START Listed records

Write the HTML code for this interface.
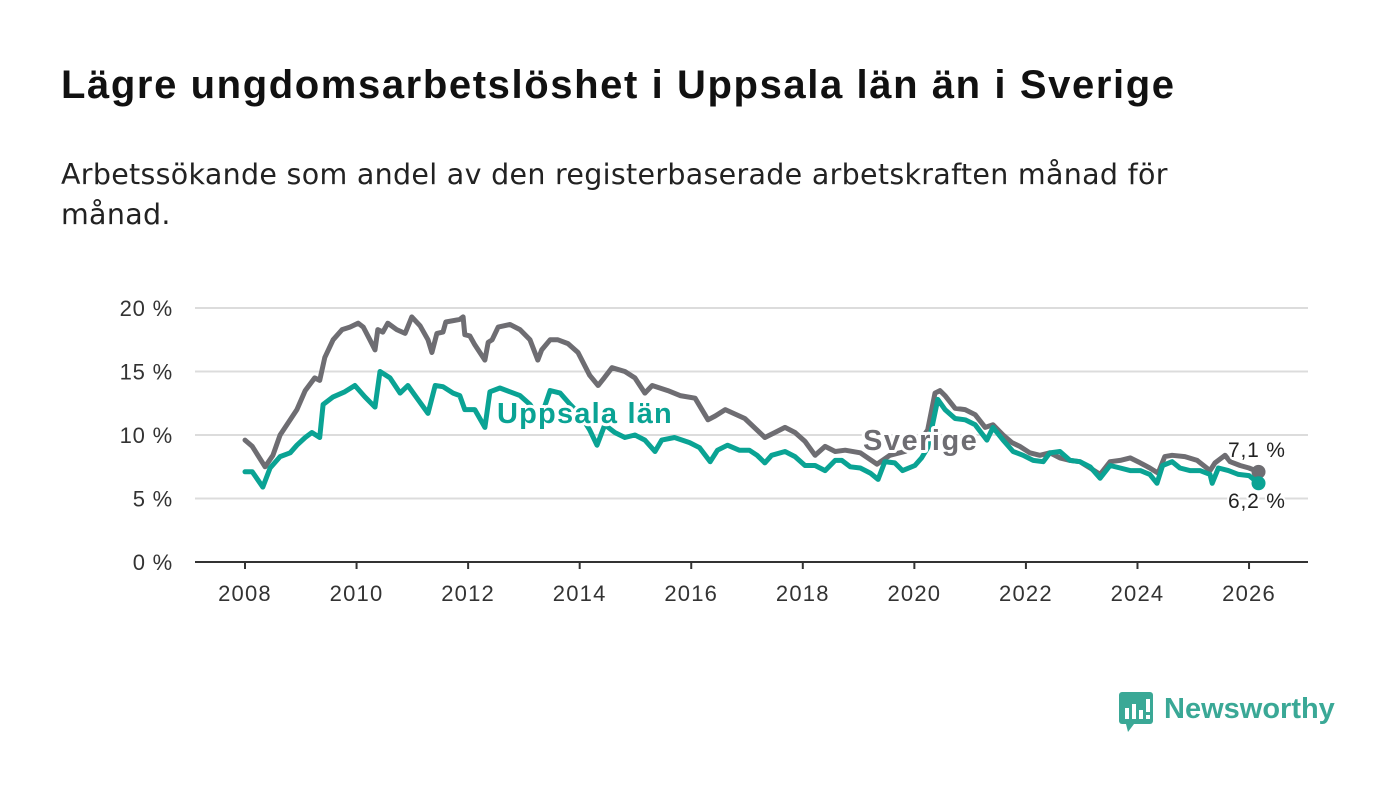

END Listed records
START Listed records

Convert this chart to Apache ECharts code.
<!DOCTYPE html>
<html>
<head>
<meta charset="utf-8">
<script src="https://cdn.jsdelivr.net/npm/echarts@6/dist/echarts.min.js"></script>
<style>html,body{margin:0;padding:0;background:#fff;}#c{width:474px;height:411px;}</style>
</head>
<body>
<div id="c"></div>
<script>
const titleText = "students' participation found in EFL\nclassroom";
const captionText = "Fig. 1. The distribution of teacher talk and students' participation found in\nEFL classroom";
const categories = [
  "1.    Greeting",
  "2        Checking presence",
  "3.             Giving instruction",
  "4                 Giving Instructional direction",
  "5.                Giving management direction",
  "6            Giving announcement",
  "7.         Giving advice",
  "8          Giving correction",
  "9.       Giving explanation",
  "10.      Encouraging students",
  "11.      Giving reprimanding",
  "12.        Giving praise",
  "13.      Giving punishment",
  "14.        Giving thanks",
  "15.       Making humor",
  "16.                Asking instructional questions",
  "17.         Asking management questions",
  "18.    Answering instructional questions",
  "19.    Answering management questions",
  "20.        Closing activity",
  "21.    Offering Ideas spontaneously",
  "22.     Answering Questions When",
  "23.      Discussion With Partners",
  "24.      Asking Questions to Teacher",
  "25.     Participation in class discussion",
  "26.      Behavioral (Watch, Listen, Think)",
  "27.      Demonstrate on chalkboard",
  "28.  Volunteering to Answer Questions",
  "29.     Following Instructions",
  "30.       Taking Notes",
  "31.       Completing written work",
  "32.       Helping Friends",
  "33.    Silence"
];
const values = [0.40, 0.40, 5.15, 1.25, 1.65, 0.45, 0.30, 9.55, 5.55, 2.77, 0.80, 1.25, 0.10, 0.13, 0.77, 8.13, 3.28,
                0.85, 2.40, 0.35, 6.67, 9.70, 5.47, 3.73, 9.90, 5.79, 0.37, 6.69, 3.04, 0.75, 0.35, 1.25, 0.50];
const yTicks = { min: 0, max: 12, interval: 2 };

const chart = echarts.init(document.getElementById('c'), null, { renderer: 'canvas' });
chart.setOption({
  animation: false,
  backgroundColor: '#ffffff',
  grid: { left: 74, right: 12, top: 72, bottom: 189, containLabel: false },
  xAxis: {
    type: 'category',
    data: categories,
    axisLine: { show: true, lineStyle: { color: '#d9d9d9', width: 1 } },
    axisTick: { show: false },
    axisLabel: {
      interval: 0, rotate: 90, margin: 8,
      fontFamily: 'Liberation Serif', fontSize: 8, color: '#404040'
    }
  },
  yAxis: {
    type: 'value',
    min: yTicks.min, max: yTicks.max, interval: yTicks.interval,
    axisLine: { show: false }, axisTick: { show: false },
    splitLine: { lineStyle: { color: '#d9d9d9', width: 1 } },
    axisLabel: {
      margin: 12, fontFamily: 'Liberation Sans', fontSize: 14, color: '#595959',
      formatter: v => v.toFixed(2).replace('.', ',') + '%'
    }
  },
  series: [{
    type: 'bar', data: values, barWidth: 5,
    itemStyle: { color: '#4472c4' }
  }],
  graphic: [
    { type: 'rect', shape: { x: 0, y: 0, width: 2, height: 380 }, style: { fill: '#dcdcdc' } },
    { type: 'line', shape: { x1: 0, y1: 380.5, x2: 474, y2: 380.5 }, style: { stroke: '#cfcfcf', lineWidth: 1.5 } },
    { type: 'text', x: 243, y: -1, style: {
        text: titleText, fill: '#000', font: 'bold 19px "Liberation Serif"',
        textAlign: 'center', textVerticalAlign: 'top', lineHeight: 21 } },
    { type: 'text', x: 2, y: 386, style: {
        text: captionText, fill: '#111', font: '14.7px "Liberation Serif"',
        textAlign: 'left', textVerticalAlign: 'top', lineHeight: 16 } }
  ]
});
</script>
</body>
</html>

END Listed records

Exercise prompt:
Transcribe precisely the lines between the one that contains "Convert this chart to Apache ECharts code." and the one that contains "12, interval: 2", counting those two lines as part of the range.

Solution to this exercise:
Convert this chart to Apache ECharts code.
<!DOCTYPE html>
<html>
<head>
<meta charset="utf-8">
<script src="https://cdn.jsdelivr.net/npm/echarts@6/dist/echarts.min.js"></script>
<style>html,body{margin:0;padding:0;background:#fff;}#c{width:474px;height:411px;}</style>
</head>
<body>
<div id="c"></div>
<script>
const titleText = "students' participation found in EFL\nclassroom";
const captionText = "Fig. 1. The distribution of teacher talk and students' participation found in\nEFL classroom";
const categories = [
  "1.    Greeting",
  "2        Checking presence",
  "3.             Giving instruction",
  "4                 Giving Instructional direction",
  "5.                Giving management direction",
  "6            Giving announcement",
  "7.         Giving advice",
  "8          Giving correction",
  "9.       Giving explanation",
  "10.      Encouraging students",
  "11.      Giving reprimanding",
  "12.        Giving praise",
  "13.      Giving punishment",
  "14.        Giving thanks",
  "15.       Making humor",
  "16.                Asking instructional questions",
  "17.         Asking management questions",
  "18.    Answering instructional questions",
  "19.    Answering management questions",
  "20.        Closing activity",
  "21.    Offering Ideas spontaneously",
  "22.     Answering Questions When",
  "23.      Discussion With Partners",
  "24.      Asking Questions to Teacher",
  "25.     Participation in class discussion",
  "26.      Behavioral (Watch, Listen, Think)",
  "27.      Demonstrate on chalkboard",
  "28.  Volunteering to Answer Questions",
  "29.     Following Instructions",
  "30.       Taking Notes",
  "31.       Completing written work",
  "32.       Helping Friends",
  "33.    Silence"
];
const values = [0.40, 0.40, 5.15, 1.25, 1.65, 0.45, 0.30, 9.55, 5.55, 2.77, 0.80, 1.25, 0.10, 0.13, 0.77, 8.13, 3.28,
                0.85, 2.40, 0.35, 6.67, 9.70, 5.47, 3.73, 9.90, 5.79, 0.37, 6.69, 3.04, 0.75, 0.35, 1.25, 0.50];
const yTicks = { min: 0, max: 12, interval: 2 };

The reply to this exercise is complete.